Neurophysiological Correlates of Moderate Alcohol Consumption in Older and Younger Social Drinkers
Article first published online: 28 DEC 2012
Copyright © 2012 by the Research Society on Alcoholism
Alcoholism: Clinical and Experimental Research
Volume 37, Issue 6, pages 941–951, June 2013
How to Cite
Lewis, B., Boissoneault, J., Gilbertson, R., Prather, R. and Nixon, S. J. (2013), Neurophysiological Correlates of Moderate Alcohol Consumption in Older and Younger Social Drinkers. Alcoholism: Clinical and Experimental Research, 37: 941–951. doi: 10.1111/acer.12055
- Issue published online: 28 MAY 2013
- Article first published online: 28 DEC 2012
- Manuscript Accepted: 6 OCT 2012
- Manuscript Received: 16 MAY 2012
- NIAAA. Grant Number: R03 AA014039
- Department of Psychology, University of Kentucky
- Moderate Alcohol;
Nearly 40% of adults aged 65 and older in the United States consume alcohol. Research in older adults has largely examined potential health effects of a moderate drinking lifestyle. Examination of acute effects in this population is generally lacking. To investigate alcohol-induced alteration of electrophysiological correlates of attention in this population, we employed a covert attentional task. We hypothesized that moderate alcohol administration as well as older age would reduce P3 amplitude and increase latency.
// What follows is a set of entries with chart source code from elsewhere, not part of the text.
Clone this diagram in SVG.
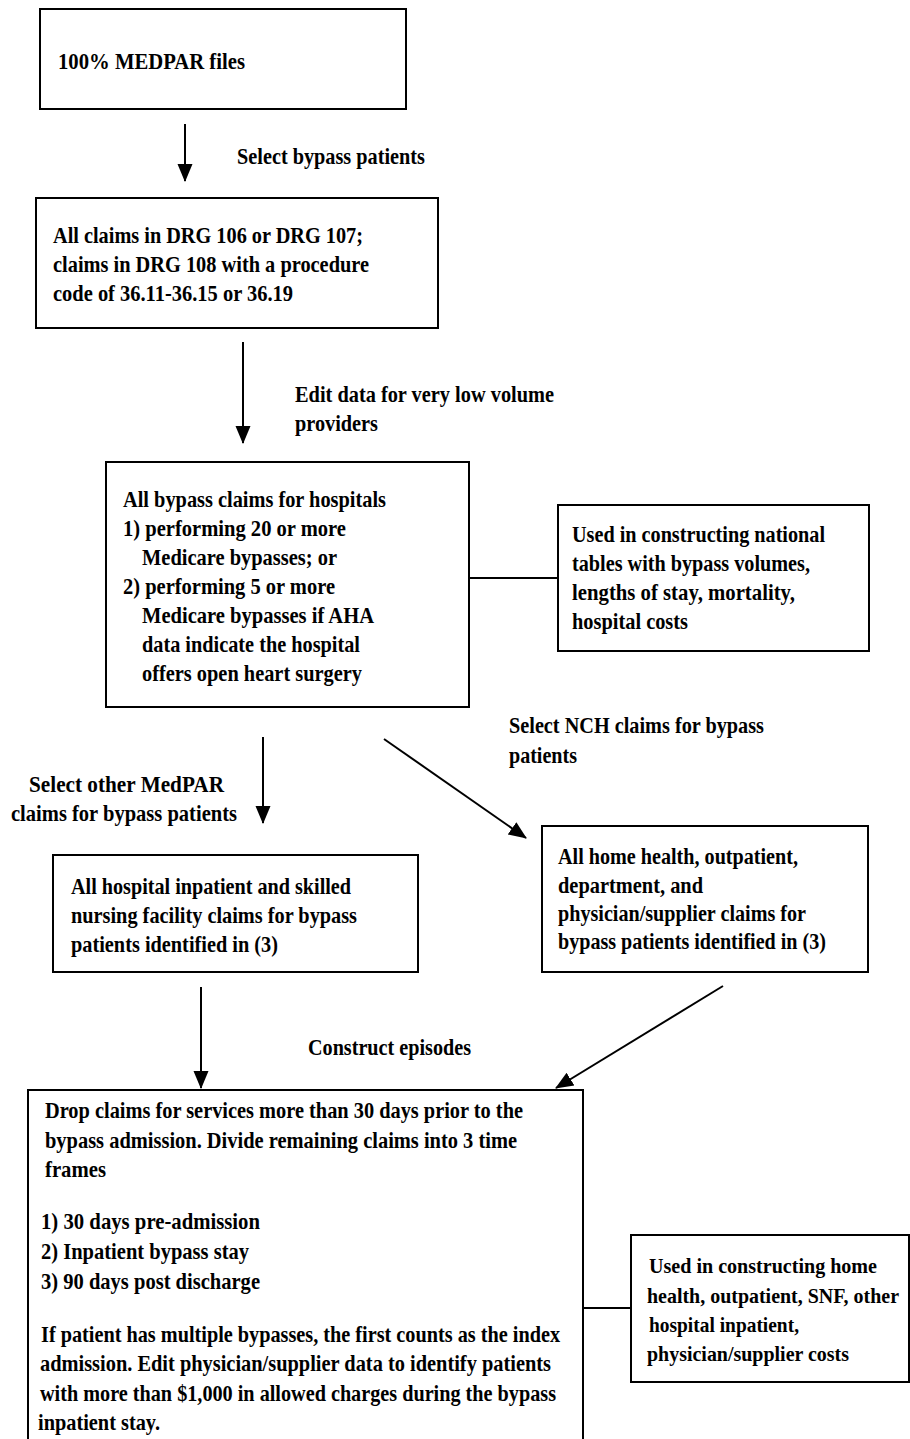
<svg xmlns="http://www.w3.org/2000/svg" width="910" height="1439" viewBox="0 0 910 1439">
<defs>
<marker id="ah" markerUnits="userSpaceOnUse" markerWidth="18" markerHeight="18" viewBox="0 0 18 18" refX="17" refY="9" orient="auto">
<path d="M0,1.5 L18,9 L0,16.5 Z" fill="#000"/>
</marker>
<style>
.box{fill:#fff;stroke:#000;stroke-width:2}
.t{font-family:"Liberation Serif","Times New Roman",serif;font-size:24px;font-weight:bold;fill:#000}
.s{font-size:21px}
.c{stroke:#000;stroke-width:2;fill:none}
.a{stroke:#000;stroke-width:2;fill:none;marker-end:url(#ah)}
</style>
</defs>
<rect width="910" height="1439" fill="#fff"/>

<g id="connectors">
<line class="a" x1="185" y1="124" x2="185" y2="181"/>
<line class="a" x1="243" y1="342" x2="243" y2="443"/>
<line class="c" x1="469" y1="578" x2="558" y2="578"/>
<line class="a" x1="263" y1="737" x2="263" y2="823"/>
<line class="a" x1="384" y1="739" x2="526" y2="838"/>
<line class="a" x1="201" y1="987" x2="201" y2="1088"/>
<line class="a" x1="723" y1="986" x2="556" y2="1088"/>
<line class="c" x1="583" y1="1308" x2="632" y2="1308"/>
</g>

<g id="labels">
<text class="t" x="237" y="164" textLength="188" lengthAdjust="spacingAndGlyphs">Select bypass patients</text>
<text class="t" x="295" y="402" textLength="259" lengthAdjust="spacingAndGlyphs">Edit data for very low volume</text>
<text class="t" x="295" y="431" textLength="83" lengthAdjust="spacingAndGlyphs">providers</text>
<text class="t" x="509" y="733" textLength="255" lengthAdjust="spacingAndGlyphs">Select NCH claims for bypass</text>
<text class="t" x="509" y="763" textLength="68" lengthAdjust="spacingAndGlyphs">patients</text>
<text class="t" x="29" y="792" textLength="195" lengthAdjust="spacingAndGlyphs">Select other MedPAR</text>
<text class="t" x="11" y="821" textLength="226" lengthAdjust="spacingAndGlyphs">claims for bypass patients</text>
<text class="t" x="308" y="1055" textLength="163" lengthAdjust="spacingAndGlyphs">Construct episodes</text>
</g>

<g id="n1">
<rect class="box" x="40" y="9" width="366" height="100"/>
<text class="t" x="58" y="69" textLength="187" lengthAdjust="spacingAndGlyphs">100% MEDPAR files</text>
</g>

<g id="n2">
<rect class="box" x="36" y="198" width="402" height="130"/>
<text class="t" x="53" y="243" textLength="310" lengthAdjust="spacingAndGlyphs">All claims in DRG 106 or DRG 107;</text>
<text class="t" x="53" y="272" textLength="316" lengthAdjust="spacingAndGlyphs">claims in DRG 108 with a procedure</text>
<text class="t" x="53" y="301" textLength="240" lengthAdjust="spacingAndGlyphs">code of 36.11-36.15 or 36.19</text>
</g>

<g id="n3">
<rect class="box" x="106" y="462" width="363" height="245"/>
<text class="t" x="123" y="507" textLength="263" lengthAdjust="spacingAndGlyphs">All bypass claims for hospitals</text>
<text class="t" x="123" y="536" textLength="223" lengthAdjust="spacingAndGlyphs">1) performing 20 or more</text>
<text class="t" x="142" y="565" textLength="195" lengthAdjust="spacingAndGlyphs">Medicare bypasses; or</text>
<text class="t" x="123" y="594" textLength="212" lengthAdjust="spacingAndGlyphs">2) performing 5 or more</text>
<text class="t" x="142" y="623" textLength="232" lengthAdjust="spacingAndGlyphs">Medicare bypasses if AHA</text>
<text class="t" x="142" y="652" textLength="218" lengthAdjust="spacingAndGlyphs">data indicate the hospital</text>
<text class="t" x="142" y="681" textLength="220" lengthAdjust="spacingAndGlyphs">offers open heart surgery</text>
</g>

<g id="n4">
<rect class="box" x="558" y="505" width="311" height="146"/>
<text class="t" x="572" y="542" textLength="253" lengthAdjust="spacingAndGlyphs">Used in constructing national</text>
<text class="t" x="572" y="571" textLength="238" lengthAdjust="spacingAndGlyphs">tables with bypass volumes,</text>
<text class="t" x="572" y="600" textLength="223" lengthAdjust="spacingAndGlyphs">lengths of stay, mortality,</text>
<text class="t" x="572" y="629" textLength="116" lengthAdjust="spacingAndGlyphs">hospital costs</text>
</g>

<g id="n5">
<rect class="box" x="53" y="855" width="365" height="117"/>
<text class="t" x="71" y="894" textLength="280" lengthAdjust="spacingAndGlyphs">All hospital inpatient and skilled</text>
<text class="t" x="71" y="923" textLength="286" lengthAdjust="spacingAndGlyphs">nursing facility claims for bypass</text>
<text class="t" x="71" y="952" textLength="207" lengthAdjust="spacingAndGlyphs">patients identified in (3)</text>
</g>

<g id="n6">
<rect class="box" x="542" y="826" width="326" height="146"/>
<text class="t" x="558" y="864" textLength="240" lengthAdjust="spacingAndGlyphs">All home health, outpatient,</text>
<text class="t" x="558" y="893" textLength="145" lengthAdjust="spacingAndGlyphs">department, and</text>
<text class="t" x="558" y="921" textLength="248" lengthAdjust="spacingAndGlyphs">physician/supplier claims for</text>
<text class="t" x="558" y="949" textLength="268" lengthAdjust="spacingAndGlyphs">bypass patients identified in (3)</text>
</g>

<g id="n7">
<rect class="box" x="28" y="1090" width="555" height="360"/>
<text class="t" x="45" y="1118" textLength="478" lengthAdjust="spacingAndGlyphs">Drop claims for services more than 30 days prior to the</text>
<text class="t" x="45" y="1148" textLength="472" lengthAdjust="spacingAndGlyphs">bypass admission.  Divide remaining claims into 3 time</text>
<text class="t" x="45" y="1177" textLength="61" lengthAdjust="spacingAndGlyphs">frames</text>
<text class="t" x="41" y="1229" textLength="219" lengthAdjust="spacingAndGlyphs">1) 30 days pre-admission</text>
<text class="t" x="41" y="1259" textLength="208" lengthAdjust="spacingAndGlyphs">2) Inpatient bypass stay</text>
<text class="t" x="41" y="1289" textLength="219" lengthAdjust="spacingAndGlyphs">3) 90 days post discharge</text>
<text class="t" x="41" y="1342" textLength="519" lengthAdjust="spacingAndGlyphs">If patient has multiple bypasses, the first counts as the index</text>
<text class="t" x="40" y="1371" textLength="511" lengthAdjust="spacingAndGlyphs">admission.  Edit physician/supplier data to identify patients</text>
<text class="t" x="40" y="1401" textLength="516" lengthAdjust="spacingAndGlyphs">with more than $1,000 in allowed charges during the bypass</text>
<text class="t" x="38" y="1430" textLength="122" lengthAdjust="spacingAndGlyphs">inpatient stay.</text>
</g>

<g id="n8">
<rect class="box" x="631" y="1235" width="278" height="147"/>
<text class="t s" x="649" y="1273" textLength="228" lengthAdjust="spacingAndGlyphs">Used in constructing home</text>
<text class="t s" x="647" y="1303" textLength="252" lengthAdjust="spacingAndGlyphs">health, outpatient, SNF, other</text>
<text class="t s" x="649" y="1332" textLength="150" lengthAdjust="spacingAndGlyphs">hospital inpatient,</text>
<text class="t s" x="647" y="1361" textLength="202" lengthAdjust="spacingAndGlyphs">physician/supplier costs</text>
</g>
</svg>
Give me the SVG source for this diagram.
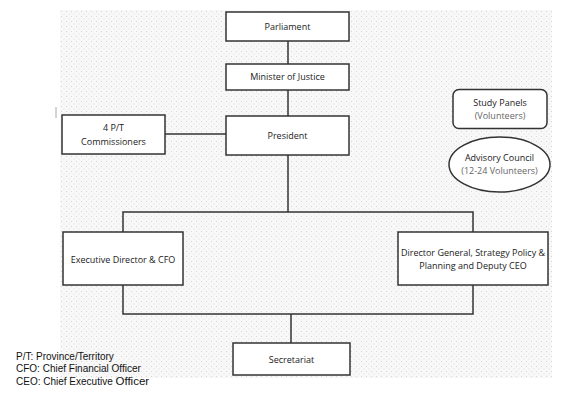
<svg xmlns="http://www.w3.org/2000/svg" width="587" height="400" viewBox="0 0 587 400">
<defs>
<pattern id="dots" width="5" height="5" patternUnits="userSpaceOnUse">
<rect width="5" height="5" fill="#f8f8f8"/>
<rect x="1" y="1" width="1" height="1" fill="#d6d6d6"/>
<rect x="3.5" y="3.5" width="1" height="1" fill="#e0e0e0"/>
</pattern>
<style>
.box{fill:#ffffff;stroke:#333333;stroke-width:1.5}
.ln{fill:none;stroke:#333333;stroke-width:1.5}
.t{font-family:"Open Sans","DejaVu Sans",sans-serif;font-size:9px;fill:#1a1a1a;text-anchor:middle}
.g{fill:#666666}
.leg{font-family:"Liberation Sans",Arial,sans-serif;font-size:10px;fill:#111111}
</style>
</defs>
<rect x="60" y="10" width="492" height="368" fill="url(#dots)"/>
<line x1="56" y1="107" x2="56" y2="118" stroke="#aaaaaa" stroke-width="1"/>
<g id="connectors">
<line class="ln" x1="288" y1="41" x2="288" y2="64"/>
<line class="ln" x1="288" y1="90" x2="288" y2="116"/>
<line class="ln" x1="165" y1="134" x2="226" y2="134"/>
<polyline class="ln" points="288,155 288,212"/>
<polyline class="ln" points="123,232 123,212 473,212 473,232"/>
<polyline class="ln" points="123,285 123,314 473,314 473,285"/>
<line class="ln" x1="291" y1="314" x2="291" y2="343"/>
</g>
<g id="parliament"><rect class="box" x="226" y="12" width="123" height="29"/><text class="t" x="287.5" y="30">Parliament</text></g>
<g id="minister"><rect class="box" x="226" y="64" width="123" height="26"/><text class="t" x="287.5" y="80">Minister of Justice</text></g>
<g id="president"><rect class="box" x="226" y="116" width="123" height="39"/><text class="t" x="287.5" y="139">President</text></g>
<g id="commissioners"><rect class="box" x="62" y="115" width="103" height="39"/><text class="t" x="113.5" y="131">4 P/T</text><text class="t" x="113.5" y="145">Commissioners</text></g>
<g id="study-panels"><rect class="box" x="453" y="89.5" width="94" height="39" rx="6"/><text class="t" x="500" y="106">Study Panels</text><text class="t g" x="500" y="119">(Volunteers)</text></g>
<g id="advisory-council"><ellipse class="box" cx="499.5" cy="164.5" rx="50.5" ry="27.5"/><text class="t" x="499.5" y="161">Advisory Council</text><text class="t g" x="499.5" y="174">(12-24 Volunteers)</text></g>
<g id="exec-director"><rect class="box" x="63" y="232" width="120" height="53"/><text class="t" x="123" y="263">Executive Director &amp; CFO</text></g>
<g id="director-general"><rect class="box" x="398" y="232" width="150" height="53"/><text class="t" x="473" y="256">Director General, Strategy Policy &amp;</text><text class="t" x="473" y="268.5">Planning and Deputy CEO</text></g>
<g id="secretariat"><rect class="box" x="233" y="343" width="117" height="32"/><text class="t" x="291.5" y="363">Secretariat</text></g>
<g id="legend">
<text class="leg" x="16" y="360">P/T: Province/Territory</text>
<text class="leg" x="16" y="372">CFO: Chief Financial Officer</text>
<text class="leg" x="16" y="384.5">CEO: Chief Executive <tspan font-size="11.5">Officer</tspan></text>
</g>
</svg>
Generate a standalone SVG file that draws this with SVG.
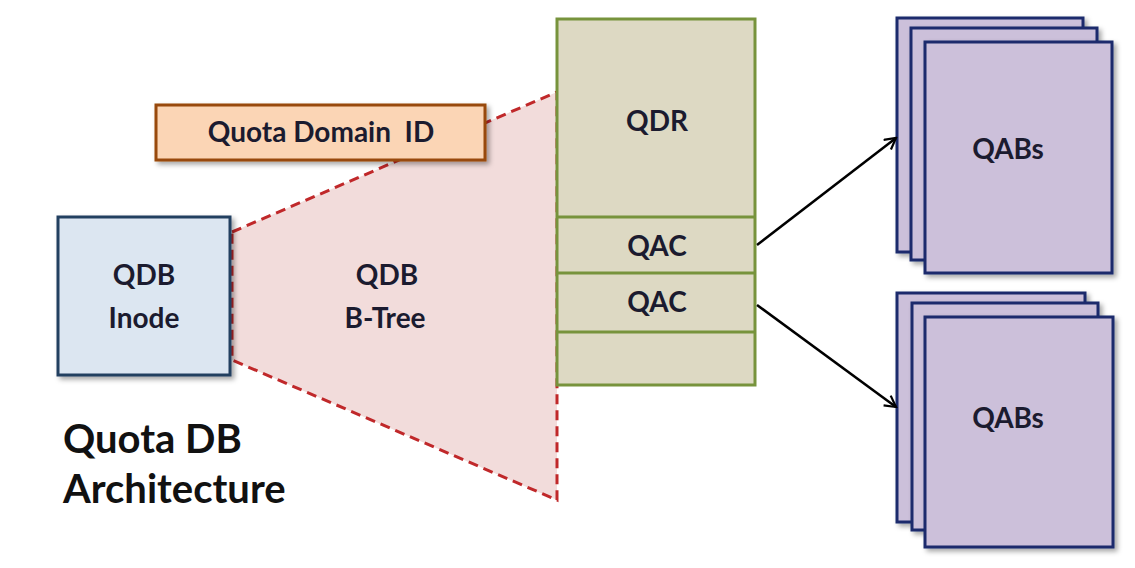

We anticipated an interaction such that, relative to their age-matched controls, older adults receiving alcohol would be more affected than their younger counterparts.
Participants included healthy older (aged 50 to 67; n = 20; 9 men) and younger (aged 25 to 35; n = 12; 5 men) moderate drinkers. Participants received either a moderate dose of alcohol (breath alcohol concentration ∼50 mg/dl) or a placebo beverage. Following absorption, the task was administered and neurophysiological measures were obtained. P3 amplitude and latency were separately subjected to ANOVA across cue conditions using age and dose as independent variables.
As predicted, P3 amplitude in older adults was significantly lower than in younger adults across cue conditions. An age by alcohol interaction was detected, revealing that older adults receiving alcohol showed lower P3 amplitudes than any other group. An age effect for P3 latency was found, with older adults having longer latencies than their younger counterparts. A significant age by alcohol interaction for P3 latency was detected, revealing that older adults receiving alcohol displayed delayed P3 latencies relative to older adults receiving placebo. In contrast, younger adults receiving alcohol had reduced latency compared to those receiving placebo, although this effect did not reach significance.
Results suggest that older adults demonstrated alcohol-related shifts in P3 characteristics during an intentional attention task, whereas younger adults failed to demonstrate this pattern.